# ICQ und Bilder versenden



## Oky (16. Dezember 2006)

Hallo,

ich habe mal eine Frage an euch.
Wenn ich per ICQ ein Bild versenden möchte( auf´s Bild, rechte Maustaste, send to ICQ user...) können meine gegenüber dieses Bild nicht annehmen.
Ich wieder rum kann alles annehmen was mir zugesandt wird!

Nun möchte ich gerne wissen ob dieses Problem bekannt ist bzw. wie ich das Problem beseitigen kann?

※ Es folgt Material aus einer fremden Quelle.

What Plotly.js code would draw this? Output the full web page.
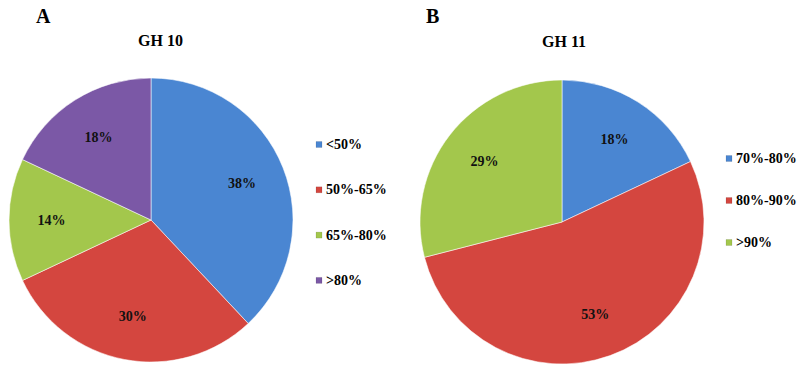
<!DOCTYPE html>
<html>
<head>
<meta charset="utf-8">
<script src="https://cdn.plot.ly/plotly-3.0.1.min.js"></script>
<style>html,body{margin:0;padding:0;background:#fff;}#chart{width:798px;height:373px;}</style>
</head>
<body>
<div id="chart"></div>
<script>
// Data
const gh10Labels = ["<50%", "50%-65%", "65%-80%", ">80%"];
const gh10Values = [38, 30, 14, 18];
const gh11Labels = ["70%-80%", "80%-90%", ">90%"];
const gh11Values = [18, 53, 29];
const gh10Colors = ["#4a86d2", "#d4463f", "#a3c74c", "#7b58a6"];
const gh11Colors = ["#4a86d2", "#d4463f", "#a3c74c"];

const W = 798, H = 373;
const font = "'Liberation Serif'";
const px = x => x / W;
const py = y => 1 - y / H;

const dom10 = {x: [px(9), px(293)], y: [py(362), py(78)]};
const dom11 = {x: [px(420), px(704)], y: [py(364), py(80)]};

function pieBase(labels, values, colors, dom) {
  return {
    type: "pie", labels: labels, values: values, sort: false,
    direction: "clockwise", rotation: 0,
    marker: {colors: colors, line: {color: "rgba(255,255,255,0.55)", width: 1}},
    textinfo: "none", domain: dom, showlegend: false, hoverinfo: "label+percent"
  };
}
// transparent overlay pie used only to place the percentage labels
function pieText(labels, values, dom) {
  return {
    type: "pie", labels: labels, values: values, sort: false,
    direction: "clockwise", rotation: 0, hole: 0.38,
    marker: {colors: labels.map(() => "rgba(0,0,0,0)"), line: {width: 0}},
    texttemplate: "%{value}%", textposition: "inside",
    insidetextorientation: "horizontal",
    textfont: {family: font, size: 14, color: "#111111", weight: "bold"},
    domain: dom, showlegend: false, hoverinfo: "skip"
  };
}

const traces = [
  pieBase(gh10Labels, gh10Values, gh10Colors, dom10),
  pieText(gh10Labels, gh10Values, dom10),
  pieBase(gh11Labels, gh11Values, gh11Colors, dom11),
  pieText(gh11Labels, gh11Values, dom11)
];

const annotations = [
  {text: "<b>A</b>", x: px(43), y: py(16), xanchor: "center", yanchor: "middle", font: {family: font, size: 20, color: "#000"}},
  {text: "<b>B</b>", x: px(432), y: py(16), xanchor: "center", yanchor: "middle", font: {family: font, size: 20, color: "#000"}},
  {text: "<b>GH 10</b>", x: px(160), y: py(41), xanchor: "center", yanchor: "middle", font: {family: font, size: 16, color: "#000"}},
  {text: "<b>GH 11</b>", x: px(564), y: py(42), xanchor: "center", yanchor: "middle", font: {family: font, size: 16, color: "#000"}}
];
const shapes = [];

function addLegend(labels, colors, x0, y0, step) {
  labels.forEach((lab, i) => {
    const yc = y0 + i * step;
    shapes.push({type: "rect", xref: "paper", yref: "paper",
      x0: px(x0), x1: px(x0 + 6), y0: py(yc + 3), y1: py(yc - 3),
      fillcolor: colors[i], line: {width: 0.5, color: "rgba(0,0,0,0.2)"}});
    annotations.push({text: "<b>" + lab.replace("<", "&lt;").replace(">", "&gt;") + "</b>",
      x: px(x0 + 8), y: py(yc), xanchor: "left", yanchor: "middle",
      font: {family: font, size: 14, color: "#000"}});
  });
}
addLegend(gh10Labels, gh10Colors, 316, 144.5, 45.3);
addLegend(gh11Labels, gh11Colors, 726, 158.5, 42);

annotations.forEach(a => { a.xref = "paper"; a.yref = "paper"; a.showarrow = false; });

Plotly.newPlot("chart", traces, {
  width: W, height: H,
  margin: {l: 0, r: 0, t: 0, b: 0},
  paper_bgcolor: "#fff", plot_bgcolor: "#fff",
  annotations: annotations, shapes: shapes, showlegend: false
}, {displayModeBar: false, staticPlot: true});
</script>
</body>
</html>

Vielen Dank im Voraus für eure Antworten.

Gruß Oky

Ach so was vergessen: Beide ICQ User sind auf Online gestellt!


----------



## MasterJM (16. Dezember 2006)

Oky hat gesagt.:


> Hallo,
> 
> ich habe mal eine Frage an euch.
> Wenn ich per ICQ ein Bild versenden möchte( auf´s Bild, rechte Maustaste, send to ICQ user...) können meine gegenüber dieses Bild nicht annehmen.
> ...



Dein Gegenüber muss seine eventuell vorhandene Firewall entsprechend einstellen
und/oder
eventuell vorhandene Router mit einem entsprechendem Port Forward einstellen.


----------